Geburt & Gerechtigkeit: Randale im Kreißsaal

Bremer Amtsgericht verurteilt einen 25-Jährigen zu einer Geldstrafe, der sich Polizei widersetzt hat, die ihm die Geburt seiner Tochter vorenthalten wollte

Im Kreißsaal dürfen nur Babys schreien. Foto: Daniel Karmann (dpa)

BREMEN taz | Die größte Strafe hat Mohamad J. schon hinter sich. Weil er im Kreißsaal randalierte, durfte er im vergangenen Jahr nicht bei der Geburt seiner Tochter dabei sein. Am Montag verurteilte ihn das Amtsgericht zu einer Geldstrafe. 850 Euro muss der 25-Jährige dafür zahlen, dass er sich der Polizei widersetzte, als diese ihn aus dem Krankenhaus bringen wollte. Zudem beleidigte er sie unter anderem als „deutsche Scheißbullen“. In das Urteil fließt eine Strafe wegen eines anderes Delikts ein.

Dass er sich nicht ganz korrekt verhalten hat, räumt J. vor Gericht ein. „Ich war sauer, ich war hilflos, ich bereue das alles, aber man kann es nicht rückgängig machen.“ Schuld waren aber trotzdem irgendwie eher die anderen. Die Polizisten – und seine Schwiegermutter. Die wollte ihn am Morgen des 9. Mai nicht mit ins Krankenhaus nehmen, als die Wehen bei ihrer Tochter einsetzten. J., der zu dem Zeitpunkt, neun Uhr morgens, noch mit Freunden „unterwegs“ war, schien ihr nicht die richtige Hilfe bei einer Geburt zu sein. „Vier bis fünf Flaschen Wodka“ hatte er sich mit vier Freunden geteilt. „Und ich hab noch was gezogen gehabt, Koks“, berichtet J. vor Gericht. „Aber ich konnte noch laufen!“ Ob er sich denn noch an die Nacht davor erinnere, will die Richterin von ihm wissen. „An Abschnitte.“

Im Taxi zur Klinik in Bremen Nord zündete er sich eine Zigarette an – was die Schwiegermutter erzürnte. „Sie hat was gesagt, ich hab was gesagt“, erklärt J. Die Situation eskalierte. „Ich wollte, dass meine Schwiegermutter nach Hause fährt.“ Vor dem Krankenhaus, so rekonstruiert es das Gericht, stritten die beiden weiter.

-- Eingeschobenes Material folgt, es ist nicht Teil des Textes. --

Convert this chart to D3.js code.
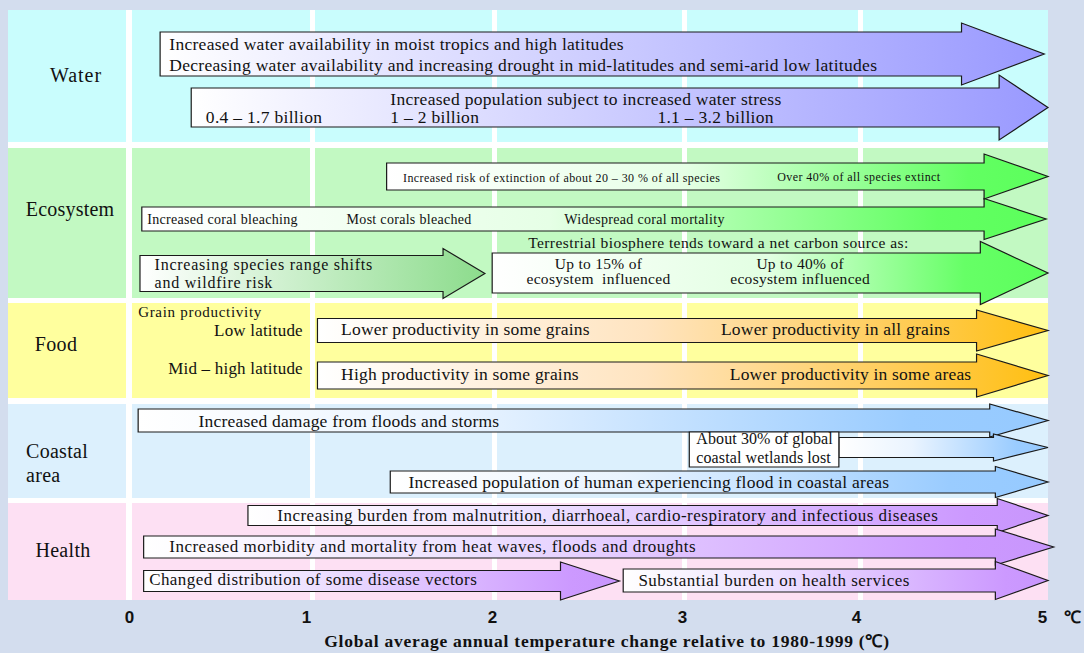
<!DOCTYPE html>
<html><head><meta charset="utf-8">
<script src="https://cdn.jsdelivr.net/npm/d3@7"></script>
<style>
html,body{margin:0;padding:0;background:#d3ddee;}
svg{display:block;}
</style></head><body>
<svg id="chart" width="1084" height="653"></svg>
<script>
// ---------------- DATA ----------------
const sectors = ["Water", "Ecosystem", "Food", "Coastal area", "Health"];
const sectorLabelLines = [["Water"], ["Ecosystem"], ["Food"], ["Coastal", "area"], ["Health"]];
const tickValues = [0, 1, 2, 3, 4, 5];
const axisTitle = "Global average annual temperature change relative to 1980-1999 (℃)";
const unitLabel = "℃";

// arrows (°C): start of body, start of head, tip
const arrowSector = ["Water", "Water", "Ecosystem", "Ecosystem", "Ecosystem", "Ecosystem", "Food", "Food",
  "Coastal area", "Coastal area", "Coastal area", "Coastal area", "Health", "Health", "Health", "Health"];
const arrowStart = [0.17, 0.34, 1.41, 0.07, 0.06, 1.99, 1.03, 1.03, 0.05, 3.88, 3.03, 1.43, 0.65, 0.08, 0.08, 2.68];
const arrowHeadAt = [4.54, 4.74, 4.66, 4.66, 1.72, 4.64, 4.62, 4.62, 4.69, 4.71, 3.88, 4.72, 4.73, 4.72, 2.35, 4.72];
const arrowEnd = [4.98, 5.0, 5.0, 4.99, 1.95, 5.0, 5.0, 5.0, 5.0, 5.0, 3.88, 5.0, 5.0, 5.03, 2.66, 5.0];

// annotations (°C position of the text)
const noteText = [
  "Increased water availability in moist tropics and high latitudes",
  "Decreasing water availability and increasing drought in mid-latitudes and semi-arid low latitudes",
  "Increased population subject to increased water stress",
  "0.4 – 1.7 billion", "1 – 2 billion", "1.1 – 3.2 billion",
  "Increased risk of extinction of about 20 – 30 % of all species",
  "Over 40% of all species extinct",
  "Increased coral bleaching", "Most corals bleached", "Widespread coral mortality",
  "Increasing species range shifts", "and wildfire risk",
  "Terrestrial biosphere tends toward a net carbon source as:",
  "Up to 15% of", "ecosystem  influenced", "Up to 40% of", "ecosystem influenced",
  "Grain productivity", "Low latitude", "Mid – high latitude",
  "Lower productivity in some grains", "Lower productivity in all grains",
  "High productivity in some grains", "Lower productivity in some areas",
  "Increased damage from floods and storms",
  "About 30% of global", "coastal wetlands lost",
  "Increased population of human experiencing flood in coastal areas",
  "Increasing burden from malnutrition, diarrhoeal, cardio-respiratory and infectious diseases",
  "Increased morbidity and mortality from heat waves, floods and droughts",
  "Changed distribution of some disease vectors",
  "Substantial burden on health services"
];
const noteX = [0.22, 0.22, 1.43, 0.42, 1.43, 2.86, 1.50, 3.53, 0.10, 1.19, 2.37, 0.14, 0.14, 2.18,
  2.55, 2.55, 3.66, 3.66, 0.05, 0.95, 0.95, 1.16, 3.21, 1.16, 3.26, 0.38, 3.07, 3.07, 1.53, 0.81, 0.22, 0.11, 2.76];

// ---------------- LAYOUT / STYLE ----------------
const W = 1084, H = 653;
const plotLeft = 8, plotTop = 10, plotRight = 1048, plotBottom = 600;
const tickPx = [129, 312, 494, 684, 860, 1048];
const tickLabelShift = [0, -6, -2, -2, -4, -6];
const rowTop = [10, 148, 303, 404, 503];
const rowBottom = [142, 298, 398, 498, 600];
const rowColor = ["#c9fdfd", "#c2f9c2", "#ffff9e", "#dcf0fd", "#fde0f3"];
const labelX = [76, 70, 56, 26, 63];
const labelAnchor = ["middle", "middle", "middle", "start", "middle"];
const labelY = [[82], [216], [351], [458, 482], [557]];
const labelSpacing = [1.0, 0.2, 0.4, 0.3, 0.3];

// per arrow: centre y, body half height, head half height, gradient
const arrowGeom = [
  [54, 22, 31, "water"], [107.5, 19.5, 32.5, "water"],
  [176.5, 13.5, 22.5, "green"], [219, 12, 20.5, "green"], [273.5, 18, 25, "greenDark"], [273, 20, 31.5, "green2"],
  [330.5, 12, 20.5, "food"], [375.5, 13.5, 21.5, "food"],
  [420.5, 11.5, 16.5, "coast"], [447.5, 10, 13.5, "coast"], [449.5, 17.5, 17.5, "white"], [482, 11, 15.5, "coast"],
  [515.5, 10, 17, "health"], [547, 11, 18, "health"], [581, 10.5, 19, "health"], [580.5, 11.5, 19, "health"]
];
const gradients = {
  water: [[0, "#ffffff"], [1, "#9999ff"]],
  green: [[0, "#ffffff"], [0.45, "#e6ffe6"], [0.88, "#62ff62"], [1, "#5cff5c"]],
  green2: [[0, "#ffffff"], [0.5, "#e2ffe2"], [0.85, "#66ff66"], [1, "#5cff5c"]],
  greenDark: [[0, "#ffffff"], [1, "#8cdc8c"]],
  food: [[0, "#ffffff"], [0.45, "#ffe4c0"], [0.82, "#ffcb50"], [1, "#ffbf10"]],
  coast: [[0, "#ffffff"], [0.35, "#eaf4ff"], [0.85, "#9accff"], [1, "#96caff"]],
  health: [[0, "#ffffff"], [0.35, "#eee2ff"], [0.9, "#cc99ff"], [1, "#c896fc"]],
  white: [[0, "#ffffff"], [1, "#ffffff"]]
};
// per note: baseline y, font size, anchor, letter spacing
const noteGeom = [
  [50, 17.5, "start", 0.3], [71, 17.5, "start", 0.3], [105, 17.5, "start", 0.3],
  [123, 17.5, "start", 0.3], [123, 17.5, "start", 0.3], [123, 17.5, "start", 0.3],
  [182, 12, "start", 0.42], [181, 12, "start", 0.42],
  [224, 14, "start", 0.3], [224, 14, "start", 0.3], [224, 14, "start", 0.3],
  [269.5, 16, "start", 0.75], [288, 16, "start", 0.75],
  [248, 15.5, "start", 0.42],
  [269, 15.5, "middle", 0.3], [284, 15.5, "middle", 0.3], [269, 15.5, "middle", 0.3], [284, 15.5, "middle", 0.3],
  [317, 15, "start", 0.7], [336, 17, "end", 0.2], [374, 17, "end", 0.2],
  [335, 17.5, "start", 0.2], [335, 17.5, "start", 0.2], [380, 17.5, "start", 0.2], [380, 17.5, "start", 0.2],
  [427, 17.5, "start", 0.2],
  [444, 16, "start", 0.1], [463, 16, "start", 0.1],
  [488, 17.5, "start", 0.25],
  [521, 17, "start", 0.5], [552, 17, "start", 0.5], [585, 17, "start", 0.45], [586, 17, "start", 0.5]
];
const serif = "'Liberation Serif', 'Times New Roman', serif";

// ---------------- DRAW ----------------
const svg = d3.select("#chart");
const x = d3.scaleLinear().domain(tickValues).range(tickPx);

svg.append("rect").attr("width", W).attr("height", H).attr("fill", "#d3ddee");
svg.append("rect").attr("x", plotLeft).attr("y", plotTop)
  .attr("width", plotRight - plotLeft).attr("height", plotBottom - plotTop).attr("fill", "#ffffff");

// gradients
const defs = svg.append("defs");
Object.entries(gradients).forEach(([k, stops]) => {
  const g = defs.append("linearGradient").attr("id", "g-" + k)
    .attr("x1", "0%").attr("x2", "100%").attr("y1", "0%").attr("y2", "0%");
  stops.forEach(s => g.append("stop").attr("offset", s[0]).attr("stop-color", s[1]));
});

// cells
const cells = [];
sectors.forEach((s, i) => {
  cells.push({ x0: plotLeft, x1: x(0) - 3, i });
  for (let c = 0; c < tickValues.length - 1; c++) {
    const last = c === tickValues.length - 2;
    cells.push({ x0: x(tickValues[c]) + 3, x1: last ? x(tickValues[c + 1]) : x(tickValues[c + 1]) - 2, i });
  }
});
svg.append("g").selectAll("rect").data(cells).join("rect")
  .attr("x", d => d.x0).attr("width", d => d.x1 - d.x0)
  .attr("y", d => rowTop[d.i]).attr("height", d => rowBottom[d.i] - rowTop[d.i])
  .attr("fill", d => rowColor[d.i]);

// sector labels
const lab = svg.append("g").attr("font-family", serif).attr("font-size", 20).attr("fill", "#111");
sectorLabelLines.forEach((lines, i) => {
  lines.forEach((t, j) => {
    lab.append("text").attr("x", labelX[i]).attr("y", labelY[i][j])
      .attr("text-anchor", labelAnchor[i]).attr("letter-spacing", labelSpacing[i]).text(t);
  });
});

// arrows
const arrows = arrowStart.map((s, i) => ({
  x0: x(s), xh: x(arrowHeadAt[i]), x1: x(arrowEnd[i]),
  cy: arrowGeom[i][0], bh: arrowGeom[i][1], hh: arrowGeom[i][2], grad: arrowGeom[i][3]
}));
function arrowPath(d) {
  if (d.x1 <= d.xh) {
    return `M${d.x0},${d.cy - d.bh}H${d.x1}V${d.cy + d.bh}H${d.x0}Z`;
  }
  return `M${d.x0},${d.cy - d.bh}H${d.xh}V${d.cy - d.hh}L${d.x1},${d.cy}L${d.xh},${d.cy + d.hh}V${d.cy + d.bh}H${d.x0}Z`;
}
svg.append("g").selectAll("path").data(arrows).join("path")
  .attr("d", arrowPath)
  .attr("fill", d => `url(#g-${d.grad})`)
  .attr("stroke", "#1a1a1a").attr("stroke-width", 1.2).attr("stroke-linejoin", "miter");

// notes
svg.append("g").attr("font-family", serif).attr("fill", "#111")
  .selectAll("text").data(noteText).join("text")
  .attr("x", (t, i) => x(noteX[i]))
  .attr("y", (t, i) => noteGeom[i][0])
  .attr("font-size", (t, i) => noteGeom[i][1])
  .attr("text-anchor", (t, i) => noteGeom[i][2])
  .attr("letter-spacing", (t, i) => noteGeom[i][3])
  .attr("xml:space", "preserve")
  .style("white-space", "pre")
  .text(t => t);

// axis
const axis = d3.axisBottom(x).tickValues(tickValues).tickSize(0).tickPadding(0).tickFormat(d3.format("d"));
const ax = svg.append("g").attr("transform", "translate(0,611)").call(axis);
ax.select(".domain").remove();
ax.selectAll("text").attr("font-family", "'Liberation Sans', Arial, sans-serif")
  .attr("font-weight", "bold").attr("font-size", 17).attr("fill", "#111")
  .attr("dx", (d, i) => tickLabelShift[i]);
svg.append("text").attr("x", x(5) + 24).attr("y", 623).attr("text-anchor", "middle")
  .attr("font-family", "'Liberation Sans', Arial, sans-serif").attr("font-weight", "bold")
  .attr("font-size", 17).attr("fill", "#111").text(unitLabel);
svg.append("text").attr("x", 607).attr("y", 647).attr("text-anchor", "middle")
  .attr("font-family", serif).attr("font-weight", "bold").attr("font-size", 17.5)
  .attr("letter-spacing", 0.75)
  .attr("fill", "#111").text(axisTitle);
</script></body></html>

Personen, die das Geschehen beobachteten, riefen die Polizei.

Mit „Scheißbullen, was wollt ihr“, seien er und seine Kollegin begrüßt worden, erzählt ein Polizist. Der Tatort hatte sich mittlerweile in den Kreißsaal verlagert, wo J.s Lebensgefährtin versuchte, ihr zweites Kind zu gebären. Auf Rat des Klinikpersonals habe man J. zunächst noch eine Chance gegeben.

Doch weil auch die GeburtshelferInnen J.s Anwesenheit als störend empfanden, habe er ihm gesagt, dass er jetzt gehen müsse, so der Polizist. Eine Mitarbeiterin der Klinik habe diese Einschätzung bestätigt, sagte eine Sprecherin des Gerichts. „Er ließ nicht mit sich reden und hat sich nicht beruhigt.“

Also forderte der Polizist Verstärkung an – und die trug ihrerseits offenbar nicht viel zur Deeskalation bei. „Eine Horde Polizisten“ sei plötzlich auf ihn zugekommen, erzählt J. vor Gericht. Einer habe ihn zu Fall gebracht, dann hätten sie ihn an Händen und Füßen gefesselt nach draußen getragen. Erst am Abend sei er aus dem Gewahrsam entlassen worden. Vorher hätten ihm die Polizisten mitgeteilt, dass er Vater eines gesunden Mädchens geworden sei.

Der Einsatzleiter, der ebenfalls aussagte, begründet seine Entscheidung, mit einer größeren Einheit anzurücken, damit, dass es sich um einen besonders sensiblen Bereich gehandelt habe. Zudem hätten auch in den Nebenzimmern Frauen „vor der Niederkunft“ gestanden. Noch ein Jahr später kann sich der 57-jährige Beamte über den Vorfall aufregen und empört sich darüber, dass J. sich nicht für sein Verhalten entschuldigt.

Ganz zum Schluss fragt die Richterin seinen Kollegen dann noch, ob er den Eindruck hatte, J.s Freundin habe J. bei der Geburt dabeihaben wollen. „Sie hat geweint und war überfordert“, sagt der Polizist. Wie es ihr ging und was sie brauchte – das haben sie damals offenbar weder ihr Freund noch die Polizisten gefragt.